**Exercise requirements**.
All lines below must be repeated exactly, with the pictures omitted.

::: Source material

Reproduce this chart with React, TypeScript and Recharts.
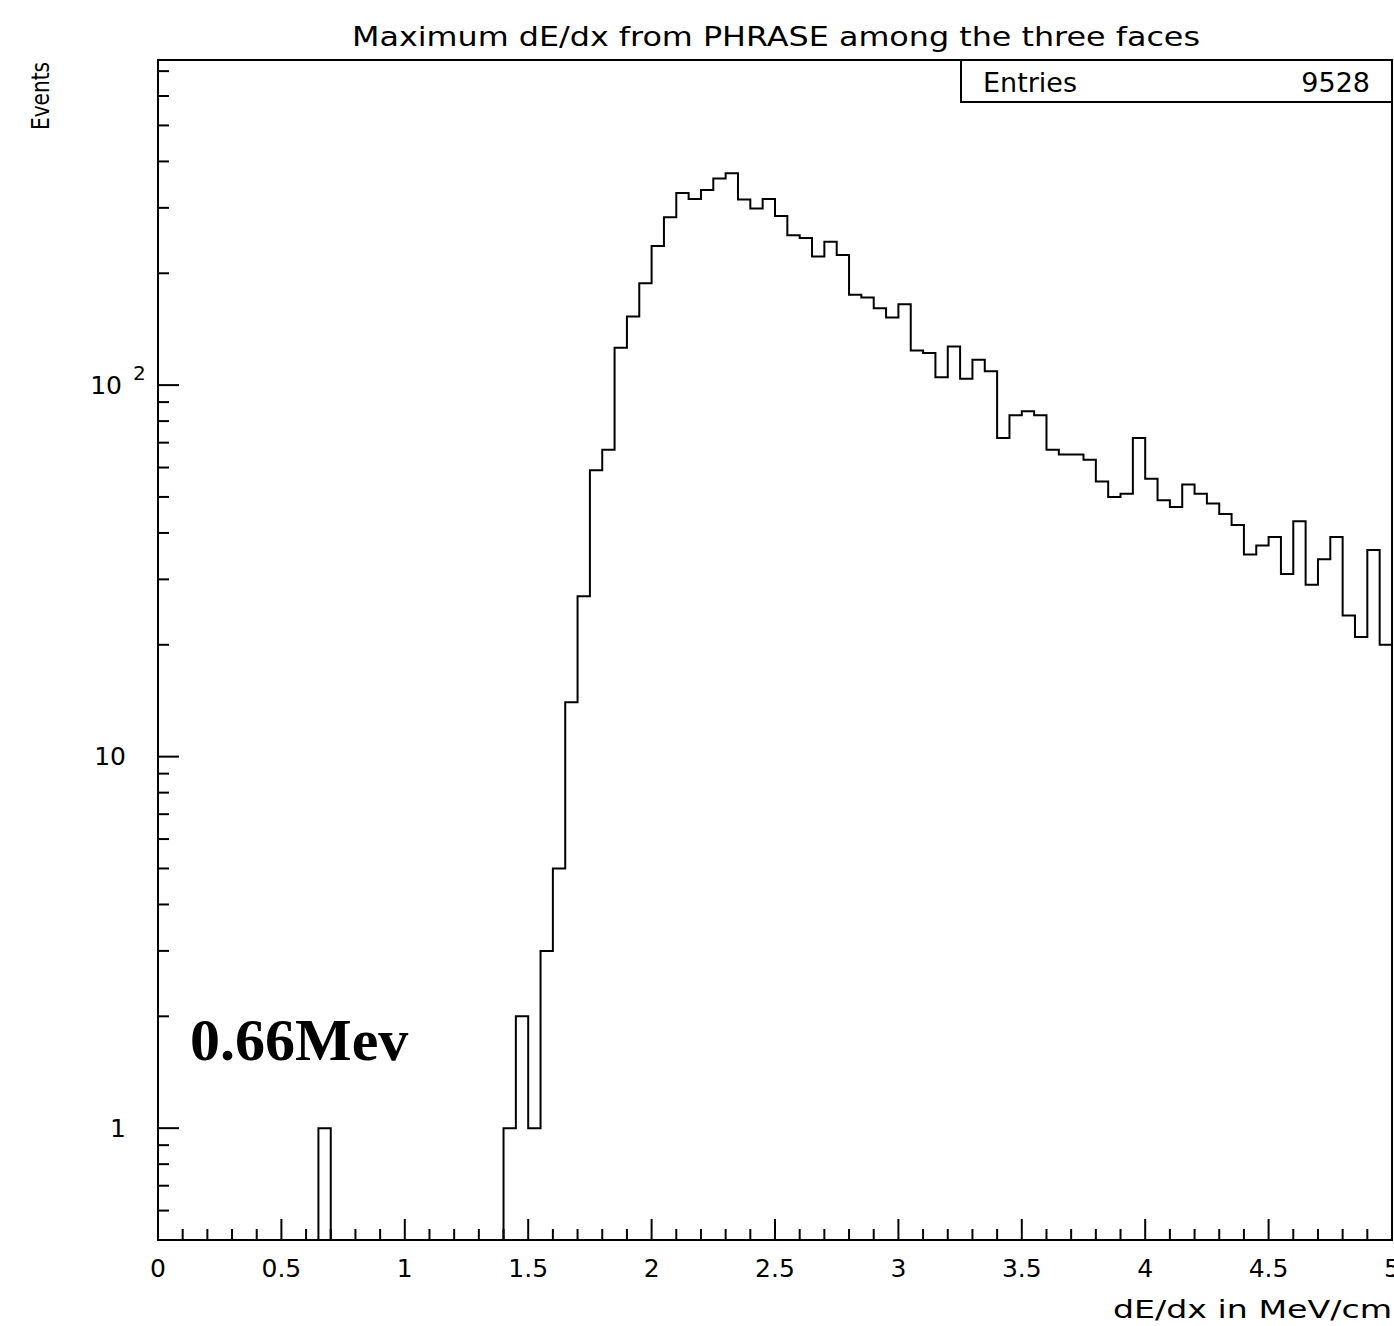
import { ComposedChart, Line, XAxis, YAxis, ReferenceArea } from 'recharts';

const TITLE = 'Maximum dE/dx from PHRASE among the three faces';
const X_LABEL = 'dE/dx in MeV/cm';
const Y_LABEL = 'Events';
const NOTE = '0.66Mev';
const ENTRIES = 9528;

// 100 bins of 0.05 from 0 to 5
const BIN_WIDTH = 0.05;
const COUNTS = [
  0, 0, 0, 0, 0, 0, 0, 0, 0, 0, // 0.00 - 0.50
  0, 0, 0, 1, 0, 0, 0, 0, 0, 0, // 0.50 - 1.00
  0, 0, 0, 0, 0, 0, 0, 0, 1, 2, // 1.00 - 1.50
  1, 3, 5, 14, 27, 59, 67, 126, 153, 188, // 1.50 - 2.00
  237, 283, 329, 317, 335, 360, 372, 316, 299, 317, // 2.00 - 2.50
  285, 253, 249, 222, 243, 224, 175, 172, 161, 152, // 2.50 - 3.00
  165, 124, 122, 105, 127, 104, 117, 109, 72, 83, // 3.00 - 3.50
  85, 83, 67, 65, 65, 63, 55, 50, 51, 72, // 3.50 - 4.00
  56, 49, 47, 54, 51, 48, 45, 42, 35, 37, // 4.00 - 4.50
  39, 31, 43, 29, 34, 39, 24, 21, 36, 20, // 4.50 - 5.00
];

const X_MAJOR = [0, 0.5, 1, 1.5, 2, 2.5, 3, 3.5, 4, 4.5, 5];
const X_MAJOR_LABELS = ['0', '0.5', '1', '1.5', '2', '2.5', '3', '3.5', '4', '4.5', '5'];
const X_TICKS = Array.from({ length: 51 }, (_, i) => i / 10);

const Y_MIN = 0.5;
const Y_MAX = 750;
const Y_MAJOR = [1, 10, 100];
const Y_TICKS = [
  0.6, 0.7, 0.8, 0.9, 1, 2, 3, 4, 5, 6, 7, 8, 9, 10,
  20, 30, 40, 50, 60, 70, 80, 90, 100, 200, 300, 400, 500, 600, 700,
];

const FONT = '"DejaVu Sans", sans-serif';

// step outline: one point per bin low edge, plus the upper edge of the last bin
const data = COUNTS.map((c, i) => ({ x: +(i * BIN_WIDTH).toFixed(2), y: Math.max(c, Y_MIN) }));
data.push({ x: 5, y: Math.max(COUNTS[COUNTS.length - 1], Y_MIN) });

function XTick(props: any) {
  const { x, y, payload } = props;
  const v = payload.value;
  const idx = X_MAJOR.findIndex((m) => Math.abs(m - v) < 1e-6);
  const major = idx >= 0;
  return (
    <g>
      <line x1={x} x2={x} y1={y} y2={y - (major ? 21 : 11)} stroke="#000" strokeWidth={2} />
      {major && (
        <text x={x} y={y + 28} textAnchor="middle" dominantBaseline="central" fontFamily={FONT} fontSize={25}>
          {X_MAJOR_LABELS[idx]}
        </text>
      )}
    </g>
  );
}

function YTick(props: any) {
  const { x, y, payload } = props;
  const v = payload.value;
  const major = Y_MAJOR.includes(v);
  let label = null;
  if (v === 100) {
    label = (
      <g fontFamily={FONT} fontSize={25}>
        <text x={122} y={y} textAnchor="end" dominantBaseline="central">10</text>
        <text x={133} y={y - 12} dominantBaseline="central" fontSize={20}>2</text>
      </g>
    );
  } else if (major) {
    label = (
      <text x={126} y={y} textAnchor="end" dominantBaseline="central" fontFamily={FONT} fontSize={25}>
        {v}
      </text>
    );
  }
  return (
    <g>
      <line x1={x} x2={x + (major ? 21 : 11)} y1={y} y2={y} stroke="#000" strokeWidth={2} />
      {label}
    </g>
  );
}

export default function App() {
  return (
    <div style={{ position: 'absolute', left: 0, top: 0, width: 1394, height: 1326, background: '#fff' }}>
      <ComposedChart width={1394} height={1326} data={data} margin={{ top: 60, right: 2, bottom: 26, left: 8 }}>
        <XAxis
          dataKey="x"
          type="number"
          domain={[0, 5]}
          ticks={X_TICKS}
          interval={0}
          allowDataOverflow
          height={60}
          tickSize={0}
          tickMargin={0}
          tickLine={false}
          axisLine={{ stroke: '#000', strokeWidth: 2 }}
          tick={<XTick />}
        />
        <YAxis
          type="number"
          scale="log"
          domain={[Y_MIN, Y_MAX]}
          ticks={Y_TICKS}
          interval={0}
          allowDataOverflow
          width={150}
          tickSize={0}
          tickMargin={0}
          tickLine={false}
          axisLine={{ stroke: '#000', strokeWidth: 2 }}
          tick={<YTick />}
        />
        <ReferenceArea x1={0} x2={5} y1={Y_MIN} y2={Y_MAX} fill="none" stroke="#000" strokeWidth={2} ifOverflow="visible" />
        <Line type="stepAfter" dataKey="y" stroke="#000" strokeWidth={2} dot={false} isAnimationActive={false} />
      </ComposedChart>
      <svg width={1394} height={1326} style={{ position: 'absolute', left: 0, top: 0, pointerEvents: 'none' }}>
        <text x={776} y={36} textAnchor="middle" dominantBaseline="central" fontFamily={FONT} fontSize={27} textLength={848} lengthAdjust="spacingAndGlyphs">
          {TITLE}
        </text>
        <rect x={961} y={60} width={431} height={42} fill="#fff" stroke="#000" strokeWidth={2} />
        <text x={983} y={82} dominantBaseline="central" fontFamily={FONT} fontSize={27}>Entries</text>
        <text x={1370} y={82} textAnchor="end" dominantBaseline="central" fontFamily={FONT} fontSize={27}>{ENTRIES}</text>
        <text transform="translate(40,96) rotate(-90)" textAnchor="middle" dominantBaseline="central" fontFamily={FONT} fontSize={25} textLength={68} lengthAdjust="spacingAndGlyphs">
          {Y_LABEL}
        </text>
        <text x={1392} y={1309} textAnchor="end" dominantBaseline="central" fontFamily={FONT} fontSize={25} textLength={279} lengthAdjust="spacingAndGlyphs">
          {X_LABEL}
        </text>
        <text x={190} y={1060} fontFamily='"Liberation Serif", serif' fontWeight="bold" fontSize={60}>{NOTE}</text>
      </svg>
    </div>
  );
}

::::::

**Written answer**.
Reproduce this chart with React, TypeScript and Recharts.
import { ComposedChart, Line, XAxis, YAxis, ReferenceArea } from 'recharts';

const TITLE = 'Maximum dE/dx from PHRASE among the three faces';
const X_LABEL = 'dE/dx in MeV/cm';
const Y_LABEL = 'Events';
const NOTE = '0.66Mev';
const ENTRIES = 9528;

// 100 bins of 0.05 from 0 to 5
const BIN_WIDTH = 0.05;
const COUNTS = [
  0, 0, 0, 0, 0, 0, 0, 0, 0, 0, // 0.00 - 0.50
  0, 0, 0, 1, 0, 0, 0, 0, 0, 0, // 0.50 - 1.00
  0, 0, 0, 0, 0, 0, 0, 0, 1, 2, // 1.00 - 1.50
  1, 3, 5, 14, 27, 59, 67, 126, 153, 188, // 1.50 - 2.00
  237, 283, 329, 317, 335, 360, 372, 316, 299, 317, // 2.00 - 2.50
  285, 253, 249, 222, 243, 224, 175, 172, 161, 152, // 2.50 - 3.00
  165, 124, 122, 105, 127, 104, 117, 109, 72, 83, // 3.00 - 3.50
  85, 83, 67, 65, 65, 63, 55, 50, 51, 72, // 3.50 - 4.00
  56, 49, 47, 54, 51, 48, 45, 42, 35, 37, // 4.00 - 4.50
  39, 31, 43, 29, 34, 39, 24, 21, 36, 20, // 4.50 - 5.00
];

const X_MAJOR = [0, 0.5, 1, 1.5, 2, 2.5, 3, 3.5, 4, 4.5, 5];
const X_MAJOR_LABELS = ['0', '0.5', '1', '1.5', '2', '2.5', '3', '3.5', '4', '4.5', '5'];
const X_TICKS = Array.from({ length: 51 }, (_, i) => i / 10);

const Y_MIN = 0.5;
const Y_MAX = 750;
const Y_MAJOR = [1, 10, 100];
const Y_TICKS = [
  0.6, 0.7, 0.8, 0.9, 1, 2, 3, 4, 5, 6, 7, 8, 9, 10,
  20, 30, 40, 50, 60, 70, 80, 90, 100, 200, 300, 400, 500, 600, 700,
];

const FONT = '"DejaVu Sans", sans-serif';

// step outline: one point per bin low edge, plus the upper edge of the last bin
const data = COUNTS.map((c, i) => ({ x: +(i * BIN_WIDTH).toFixed(2), y: Math.max(c, Y_MIN) }));
data.push({ x: 5, y: Math.max(COUNTS[COUNTS.length - 1], Y_MIN) });

function XTick(props: any) {
  const { x, y, payload } = props;
  const v = payload.value;
  const idx = X_MAJOR.findIndex((m) => Math.abs(m - v) < 1e-6);
  const major = idx >= 0;
  return (
    <g>
      <line x1={x} x2={x} y1={y} y2={y - (major ? 21 : 11)} stroke="#000" strokeWidth={2} />
      {major && (
        <text x={x} y={y + 28} textAnchor="middle" dominantBaseline="central" fontFamily={FONT} fontSize={25}>
          {X_MAJOR_LABELS[idx]}
        </text>
      )}
    </g>
  );
}

function YTick(props: any) {
  const { x, y, payload } = props;
  const v = payload.value;
  const major = Y_MAJOR.includes(v);
  let label = null;
  if (v === 100) {
    label = (
      <g fontFamily={FONT} fontSize={25}>
        <text x={122} y={y} textAnchor="end" dominantBaseline="central">10</text>
        <text x={133} y={y - 12} dominantBaseline="central" fontSize={20}>2</text>
      </g>
    );
  } else if (major) {
    label = (
      <text x={126} y={y} textAnchor="end" dominantBaseline="central" fontFamily={FONT} fontSize={25}>
        {v}
      </text>
    );
  }
  return (
    <g>
      <line x1={x} x2={x + (major ? 21 : 11)} y1={y} y2={y} stroke="#000" strokeWidth={2} />
      {label}
    </g>
  );
}

export default function App() {
  return (
    <div style={{ position: 'absolute', left: 0, top: 0, width: 1394, height: 1326, background: '#fff' }}>
      <ComposedChart width={1394} height={1326} data={data} margin={{ top: 60, right: 2, bottom: 26, left: 8 }}>
        <XAxis
          dataKey="x"
          type="number"
          domain={[0, 5]}
          ticks={X_TICKS}
          interval={0}
          allowDataOverflow
          height={60}
          tickSize={0}
          tickMargin={0}
          tickLine={false}
          axisLine={{ stroke: '#000', strokeWidth: 2 }}
          tick={<XTick />}
        />
        <YAxis
          type="number"
          scale="log"
          domain={[Y_MIN, Y_MAX]}
          ticks={Y_TICKS}
          interval={0}
          allowDataOverflow
          width={150}
          tickSize={0}
          tickMargin={0}
          tickLine={false}
          axisLine={{ stroke: '#000', strokeWidth: 2 }}
          tick={<YTick />}
        />
        <ReferenceArea x1={0} x2={5} y1={Y_MIN} y2={Y_MAX} fill="none" stroke="#000" strokeWidth={2} ifOverflow="visible" />
        <Line type="stepAfter" dataKey="y" stroke="#000" strokeWidth={2} dot={false} isAnimationActive={false} />
      </ComposedChart>
      <svg width={1394} height={1326} style={{ position: 'absolute', left: 0, top: 0, pointerEvents: 'none' }}>
        <text x={776} y={36} textAnchor="middle" dominantBaseline="central" fontFamily={FONT} fontSize={27} textLength={848} lengthAdjust="spacingAndGlyphs">
          {TITLE}
        </text>
        <rect x={961} y={60} width={431} height={42} fill="#fff" stroke="#000" strokeWidth={2} />
        <text x={983} y={82} dominantBaseline="central" fontFamily={FONT} fontSize={27}>Entries</text>
        <text x={1370} y={82} textAnchor="end" dominantBaseline="central" fontFamily={FONT} fontSize={27}>{ENTRIES}</text>
        <text transform="translate(40,96) rotate(-90)" textAnchor="middle" dominantBaseline="central" fontFamily={FONT} fontSize={25} textLength={68} lengthAdjust="spacingAndGlyphs">
          {Y_LABEL}
        </text>
        <text x={1392} y={1309} textAnchor="end" dominantBaseline="central" fontFamily={FONT} fontSize={25} textLength={279} lengthAdjust="spacingAndGlyphs">
          {X_LABEL}
        </text>
        <text x={190} y={1060} fontFamily='"Liberation Serif", serif' fontWeight="bold" fontSize={60}>{NOTE}</text>
      </svg>
    </div>
  );
}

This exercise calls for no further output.